• Direction
Starting at the first line of the data, please print exactly those lines through the one that holds "ax.axhline(y, color=grid_col, lw=1.2, zorder=1)", omitting every picture.

───── Dataset records

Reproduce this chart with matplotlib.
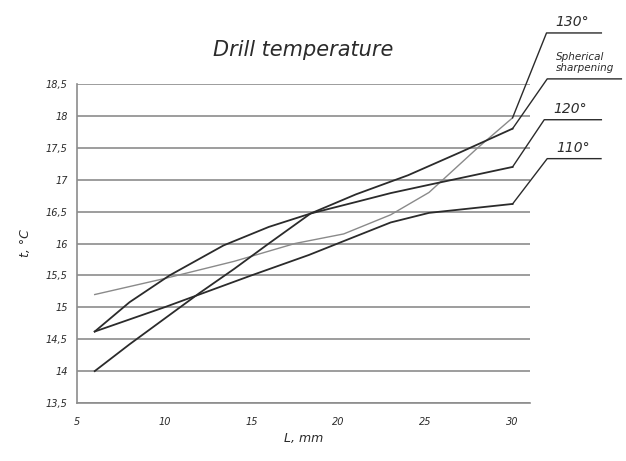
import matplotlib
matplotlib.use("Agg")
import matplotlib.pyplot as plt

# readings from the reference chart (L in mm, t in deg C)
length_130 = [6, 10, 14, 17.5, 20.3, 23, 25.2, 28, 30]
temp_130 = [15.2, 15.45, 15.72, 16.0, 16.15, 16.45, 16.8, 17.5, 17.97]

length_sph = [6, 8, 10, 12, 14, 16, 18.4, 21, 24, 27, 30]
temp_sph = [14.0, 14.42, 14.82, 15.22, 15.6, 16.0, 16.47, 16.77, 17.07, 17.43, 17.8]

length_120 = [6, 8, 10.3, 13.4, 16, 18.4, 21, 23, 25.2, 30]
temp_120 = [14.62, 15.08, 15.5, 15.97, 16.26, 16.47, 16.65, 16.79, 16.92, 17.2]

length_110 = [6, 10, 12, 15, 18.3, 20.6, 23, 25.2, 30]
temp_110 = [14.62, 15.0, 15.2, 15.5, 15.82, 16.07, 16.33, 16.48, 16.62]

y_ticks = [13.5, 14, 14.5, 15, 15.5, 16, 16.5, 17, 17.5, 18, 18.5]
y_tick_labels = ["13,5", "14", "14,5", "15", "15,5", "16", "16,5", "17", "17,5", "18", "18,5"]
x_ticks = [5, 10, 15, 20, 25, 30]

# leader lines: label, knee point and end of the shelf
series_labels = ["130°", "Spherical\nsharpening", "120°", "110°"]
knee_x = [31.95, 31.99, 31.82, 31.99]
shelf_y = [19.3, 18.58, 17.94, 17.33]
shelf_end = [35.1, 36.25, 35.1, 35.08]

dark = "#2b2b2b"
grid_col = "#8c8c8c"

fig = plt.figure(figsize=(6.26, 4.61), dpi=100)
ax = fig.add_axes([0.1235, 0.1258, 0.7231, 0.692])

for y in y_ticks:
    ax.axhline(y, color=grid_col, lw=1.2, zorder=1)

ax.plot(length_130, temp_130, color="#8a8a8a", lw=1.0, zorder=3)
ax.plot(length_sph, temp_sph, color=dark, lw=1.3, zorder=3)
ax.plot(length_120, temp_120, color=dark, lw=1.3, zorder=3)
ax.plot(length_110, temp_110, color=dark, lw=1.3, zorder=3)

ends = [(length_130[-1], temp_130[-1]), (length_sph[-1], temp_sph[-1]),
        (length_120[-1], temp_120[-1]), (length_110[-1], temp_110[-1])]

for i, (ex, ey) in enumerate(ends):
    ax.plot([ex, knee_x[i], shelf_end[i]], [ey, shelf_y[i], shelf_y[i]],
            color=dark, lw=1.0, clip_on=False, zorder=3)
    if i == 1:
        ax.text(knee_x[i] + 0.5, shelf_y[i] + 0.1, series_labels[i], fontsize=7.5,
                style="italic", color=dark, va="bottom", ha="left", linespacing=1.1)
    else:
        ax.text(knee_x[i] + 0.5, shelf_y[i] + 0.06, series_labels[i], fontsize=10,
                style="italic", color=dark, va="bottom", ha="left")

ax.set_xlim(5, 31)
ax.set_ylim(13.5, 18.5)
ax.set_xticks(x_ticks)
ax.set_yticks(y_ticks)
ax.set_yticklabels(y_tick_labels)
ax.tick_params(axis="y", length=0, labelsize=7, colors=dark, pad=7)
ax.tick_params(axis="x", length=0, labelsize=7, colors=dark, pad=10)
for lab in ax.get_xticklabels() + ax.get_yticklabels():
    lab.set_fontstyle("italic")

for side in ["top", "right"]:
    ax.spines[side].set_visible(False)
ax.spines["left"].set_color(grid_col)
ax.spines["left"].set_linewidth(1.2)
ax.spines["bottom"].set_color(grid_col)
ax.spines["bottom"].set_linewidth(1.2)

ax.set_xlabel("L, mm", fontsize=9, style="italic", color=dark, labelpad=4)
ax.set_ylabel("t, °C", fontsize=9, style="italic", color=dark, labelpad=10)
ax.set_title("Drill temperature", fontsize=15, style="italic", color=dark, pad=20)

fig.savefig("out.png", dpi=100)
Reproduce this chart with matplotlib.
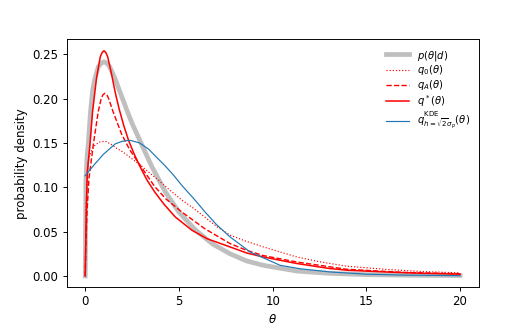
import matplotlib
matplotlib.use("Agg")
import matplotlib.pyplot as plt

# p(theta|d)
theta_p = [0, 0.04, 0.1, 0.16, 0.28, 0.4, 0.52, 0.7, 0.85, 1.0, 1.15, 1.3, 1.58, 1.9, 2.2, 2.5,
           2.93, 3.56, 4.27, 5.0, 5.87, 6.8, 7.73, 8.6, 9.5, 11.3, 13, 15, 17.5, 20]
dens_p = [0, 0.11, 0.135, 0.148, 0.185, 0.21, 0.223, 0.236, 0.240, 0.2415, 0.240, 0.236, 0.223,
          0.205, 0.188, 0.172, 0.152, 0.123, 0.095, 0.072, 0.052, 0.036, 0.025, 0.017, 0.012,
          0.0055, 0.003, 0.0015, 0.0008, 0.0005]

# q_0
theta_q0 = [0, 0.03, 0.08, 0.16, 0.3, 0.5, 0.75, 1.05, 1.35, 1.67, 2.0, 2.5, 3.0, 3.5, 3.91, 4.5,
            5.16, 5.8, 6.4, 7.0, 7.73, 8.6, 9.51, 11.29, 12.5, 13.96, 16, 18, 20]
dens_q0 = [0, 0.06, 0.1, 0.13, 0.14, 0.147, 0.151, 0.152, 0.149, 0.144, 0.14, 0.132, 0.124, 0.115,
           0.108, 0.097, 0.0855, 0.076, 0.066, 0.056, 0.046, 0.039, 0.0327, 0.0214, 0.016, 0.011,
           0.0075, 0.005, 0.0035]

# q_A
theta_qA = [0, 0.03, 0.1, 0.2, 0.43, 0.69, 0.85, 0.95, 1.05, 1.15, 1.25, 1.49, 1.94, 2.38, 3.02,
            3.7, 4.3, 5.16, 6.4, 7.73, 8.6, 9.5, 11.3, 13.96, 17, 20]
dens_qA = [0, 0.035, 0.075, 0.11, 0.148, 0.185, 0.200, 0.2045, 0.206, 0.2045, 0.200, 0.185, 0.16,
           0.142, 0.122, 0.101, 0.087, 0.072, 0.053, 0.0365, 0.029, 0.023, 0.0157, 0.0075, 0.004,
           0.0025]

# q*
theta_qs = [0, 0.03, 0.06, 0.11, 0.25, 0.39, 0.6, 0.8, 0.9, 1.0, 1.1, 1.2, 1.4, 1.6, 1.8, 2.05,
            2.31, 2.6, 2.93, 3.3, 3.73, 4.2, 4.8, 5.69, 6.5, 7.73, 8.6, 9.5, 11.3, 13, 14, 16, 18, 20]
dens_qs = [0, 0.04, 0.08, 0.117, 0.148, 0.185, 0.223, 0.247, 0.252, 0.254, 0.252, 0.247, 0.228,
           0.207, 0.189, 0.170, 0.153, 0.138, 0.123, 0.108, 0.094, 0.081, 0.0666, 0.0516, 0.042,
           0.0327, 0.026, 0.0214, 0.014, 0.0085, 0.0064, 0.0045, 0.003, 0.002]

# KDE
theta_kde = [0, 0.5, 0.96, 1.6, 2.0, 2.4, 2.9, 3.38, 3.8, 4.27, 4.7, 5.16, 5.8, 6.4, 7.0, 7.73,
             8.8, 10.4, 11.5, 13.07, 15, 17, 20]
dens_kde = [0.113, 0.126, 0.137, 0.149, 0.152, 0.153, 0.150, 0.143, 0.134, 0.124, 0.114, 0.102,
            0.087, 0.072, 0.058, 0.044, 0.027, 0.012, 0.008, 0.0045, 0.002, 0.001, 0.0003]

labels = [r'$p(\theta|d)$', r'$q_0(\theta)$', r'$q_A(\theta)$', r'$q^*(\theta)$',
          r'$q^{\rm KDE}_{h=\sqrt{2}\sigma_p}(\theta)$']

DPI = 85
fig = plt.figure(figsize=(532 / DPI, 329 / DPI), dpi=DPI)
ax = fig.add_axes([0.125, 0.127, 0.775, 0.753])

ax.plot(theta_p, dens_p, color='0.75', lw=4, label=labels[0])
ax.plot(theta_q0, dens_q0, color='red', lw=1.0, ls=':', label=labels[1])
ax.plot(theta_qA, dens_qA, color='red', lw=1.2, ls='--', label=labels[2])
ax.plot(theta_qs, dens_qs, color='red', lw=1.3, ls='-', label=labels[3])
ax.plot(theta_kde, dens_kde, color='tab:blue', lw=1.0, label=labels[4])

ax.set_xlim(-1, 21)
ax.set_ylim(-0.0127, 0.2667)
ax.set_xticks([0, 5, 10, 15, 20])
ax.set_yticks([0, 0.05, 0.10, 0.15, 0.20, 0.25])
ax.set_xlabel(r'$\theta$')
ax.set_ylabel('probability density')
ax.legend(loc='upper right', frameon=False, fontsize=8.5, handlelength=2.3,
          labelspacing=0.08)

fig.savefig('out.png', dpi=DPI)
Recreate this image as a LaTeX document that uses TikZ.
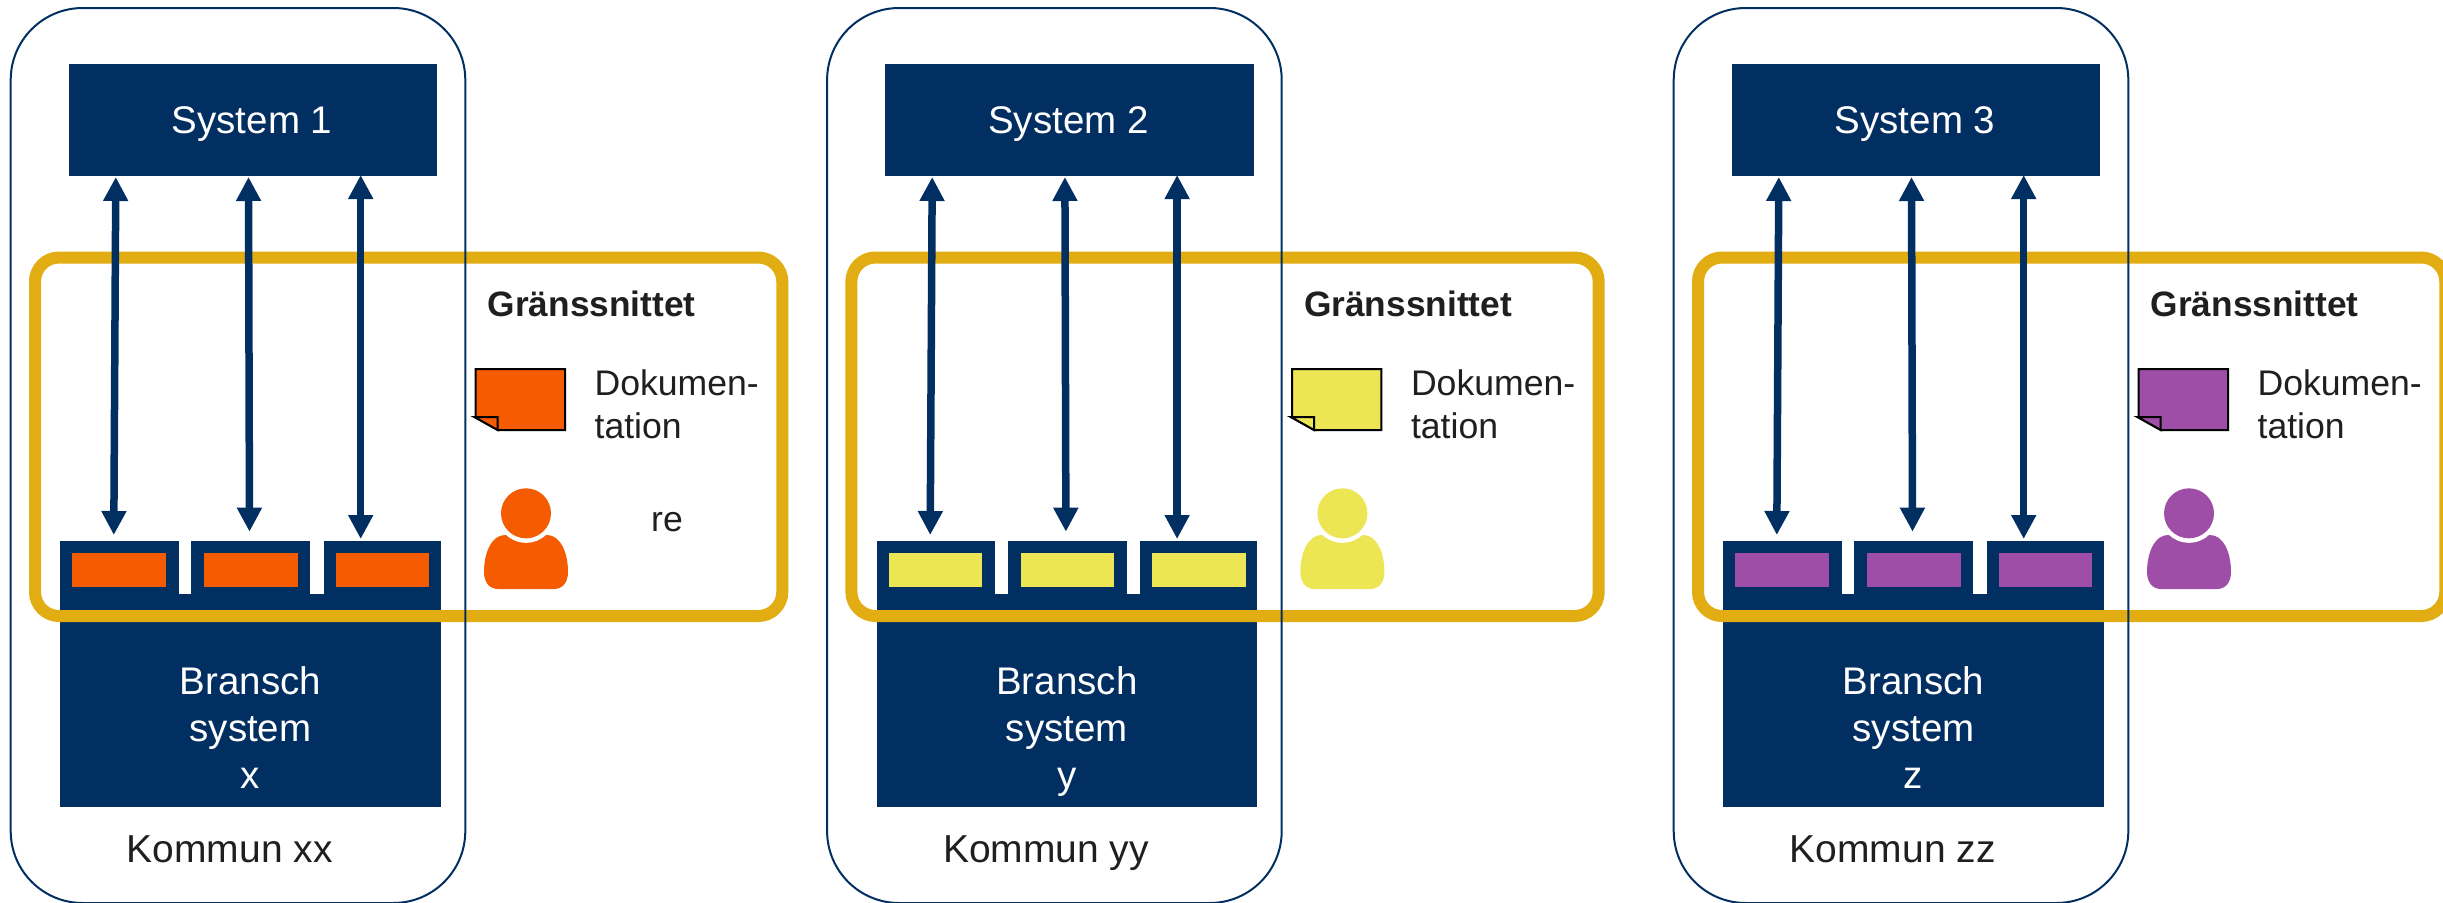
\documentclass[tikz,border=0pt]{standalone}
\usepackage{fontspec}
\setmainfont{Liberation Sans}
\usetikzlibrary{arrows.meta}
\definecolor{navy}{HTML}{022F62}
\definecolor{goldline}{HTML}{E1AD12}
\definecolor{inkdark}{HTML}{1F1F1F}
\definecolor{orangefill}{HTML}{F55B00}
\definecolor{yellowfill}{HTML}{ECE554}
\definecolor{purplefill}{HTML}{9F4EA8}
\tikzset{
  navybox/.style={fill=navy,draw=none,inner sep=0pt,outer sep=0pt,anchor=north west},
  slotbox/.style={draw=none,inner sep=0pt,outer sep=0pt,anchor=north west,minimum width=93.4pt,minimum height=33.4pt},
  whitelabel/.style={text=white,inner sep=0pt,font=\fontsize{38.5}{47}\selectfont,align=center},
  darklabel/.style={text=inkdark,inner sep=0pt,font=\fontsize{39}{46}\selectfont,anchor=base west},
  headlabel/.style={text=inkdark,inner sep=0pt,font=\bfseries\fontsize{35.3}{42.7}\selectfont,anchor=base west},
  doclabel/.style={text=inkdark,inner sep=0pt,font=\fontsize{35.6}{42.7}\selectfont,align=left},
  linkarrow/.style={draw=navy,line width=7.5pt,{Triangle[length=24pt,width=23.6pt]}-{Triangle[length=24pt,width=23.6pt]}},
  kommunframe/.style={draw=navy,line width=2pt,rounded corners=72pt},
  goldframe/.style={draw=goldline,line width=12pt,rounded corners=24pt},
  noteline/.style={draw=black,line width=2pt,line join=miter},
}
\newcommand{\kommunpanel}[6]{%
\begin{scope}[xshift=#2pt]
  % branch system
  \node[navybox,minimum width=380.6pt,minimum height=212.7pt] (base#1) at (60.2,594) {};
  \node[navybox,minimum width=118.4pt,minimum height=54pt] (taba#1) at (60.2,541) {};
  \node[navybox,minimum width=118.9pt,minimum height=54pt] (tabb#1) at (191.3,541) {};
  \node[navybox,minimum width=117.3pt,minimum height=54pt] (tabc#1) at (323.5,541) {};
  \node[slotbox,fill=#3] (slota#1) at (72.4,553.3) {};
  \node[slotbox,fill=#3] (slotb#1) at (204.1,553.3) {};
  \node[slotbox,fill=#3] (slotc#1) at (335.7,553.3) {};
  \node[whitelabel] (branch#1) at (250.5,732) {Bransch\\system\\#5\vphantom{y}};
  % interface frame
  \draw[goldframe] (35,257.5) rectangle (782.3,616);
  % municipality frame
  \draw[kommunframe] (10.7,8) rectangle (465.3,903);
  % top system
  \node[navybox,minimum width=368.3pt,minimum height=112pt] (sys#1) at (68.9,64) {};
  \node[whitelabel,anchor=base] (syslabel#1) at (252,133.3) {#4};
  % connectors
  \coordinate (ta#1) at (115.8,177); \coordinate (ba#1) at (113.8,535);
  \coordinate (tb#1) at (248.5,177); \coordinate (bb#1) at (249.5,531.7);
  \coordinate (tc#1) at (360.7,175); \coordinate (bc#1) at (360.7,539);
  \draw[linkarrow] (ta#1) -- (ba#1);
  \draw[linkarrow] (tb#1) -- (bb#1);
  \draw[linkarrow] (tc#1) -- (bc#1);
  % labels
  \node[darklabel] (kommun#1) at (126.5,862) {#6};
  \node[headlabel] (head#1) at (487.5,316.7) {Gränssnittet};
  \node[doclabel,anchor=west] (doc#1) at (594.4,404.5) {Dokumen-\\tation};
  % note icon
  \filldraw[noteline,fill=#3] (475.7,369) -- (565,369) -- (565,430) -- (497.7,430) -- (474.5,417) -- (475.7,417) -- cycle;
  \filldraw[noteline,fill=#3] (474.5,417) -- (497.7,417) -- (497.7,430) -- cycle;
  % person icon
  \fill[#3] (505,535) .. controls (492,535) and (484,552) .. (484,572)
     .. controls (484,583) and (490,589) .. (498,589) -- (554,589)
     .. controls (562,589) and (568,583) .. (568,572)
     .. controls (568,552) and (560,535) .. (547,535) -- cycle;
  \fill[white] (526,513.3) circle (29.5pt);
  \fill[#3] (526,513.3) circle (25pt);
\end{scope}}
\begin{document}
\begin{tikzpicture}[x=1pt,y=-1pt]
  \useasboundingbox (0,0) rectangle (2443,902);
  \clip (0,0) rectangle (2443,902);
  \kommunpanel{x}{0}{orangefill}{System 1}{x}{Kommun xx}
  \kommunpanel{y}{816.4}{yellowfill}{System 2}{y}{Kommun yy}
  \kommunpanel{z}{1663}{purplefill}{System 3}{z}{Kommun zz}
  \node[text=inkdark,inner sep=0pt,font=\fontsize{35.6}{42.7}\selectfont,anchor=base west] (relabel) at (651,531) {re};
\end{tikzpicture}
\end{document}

──────────

• Solution for this exercise
Reproduce this chart with matplotlib.
import matplotlib
matplotlib.use("Agg")
import matplotlib.pyplot as plt

# readings from the reference chart (L in mm, t in deg C)
length_130 = [6, 10, 14, 17.5, 20.3, 23, 25.2, 28, 30]
temp_130 = [15.2, 15.45, 15.72, 16.0, 16.15, 16.45, 16.8, 17.5, 17.97]

length_sph = [6, 8, 10, 12, 14, 16, 18.4, 21, 24, 27, 30]
temp_sph = [14.0, 14.42, 14.82, 15.22, 15.6, 16.0, 16.47, 16.77, 17.07, 17.43, 17.8]

length_120 = [6, 8, 10.3, 13.4, 16, 18.4, 21, 23, 25.2, 30]
temp_120 = [14.62, 15.08, 15.5, 15.97, 16.26, 16.47, 16.65, 16.79, 16.92, 17.2]

length_110 = [6, 10, 12, 15, 18.3, 20.6, 23, 25.2, 30]
temp_110 = [14.62, 15.0, 15.2, 15.5, 15.82, 16.07, 16.33, 16.48, 16.62]

y_ticks = [13.5, 14, 14.5, 15, 15.5, 16, 16.5, 17, 17.5, 18, 18.5]
y_tick_labels = ["13,5", "14", "14,5", "15", "15,5", "16", "16,5", "17", "17,5", "18", "18,5"]
x_ticks = [5, 10, 15, 20, 25, 30]

# leader lines: label, knee point and end of the shelf
series_labels = ["130°", "Spherical\nsharpening", "120°", "110°"]
knee_x = [31.95, 31.99, 31.82, 31.99]
shelf_y = [19.3, 18.58, 17.94, 17.33]
shelf_end = [35.1, 36.25, 35.1, 35.08]

dark = "#2b2b2b"
grid_col = "#8c8c8c"

fig = plt.figure(figsize=(6.26, 4.61), dpi=100)
ax = fig.add_axes([0.1235, 0.1258, 0.7231, 0.692])

for y in y_ticks:
    ax.axhline(y, color=grid_col, lw=1.2, zorder=1)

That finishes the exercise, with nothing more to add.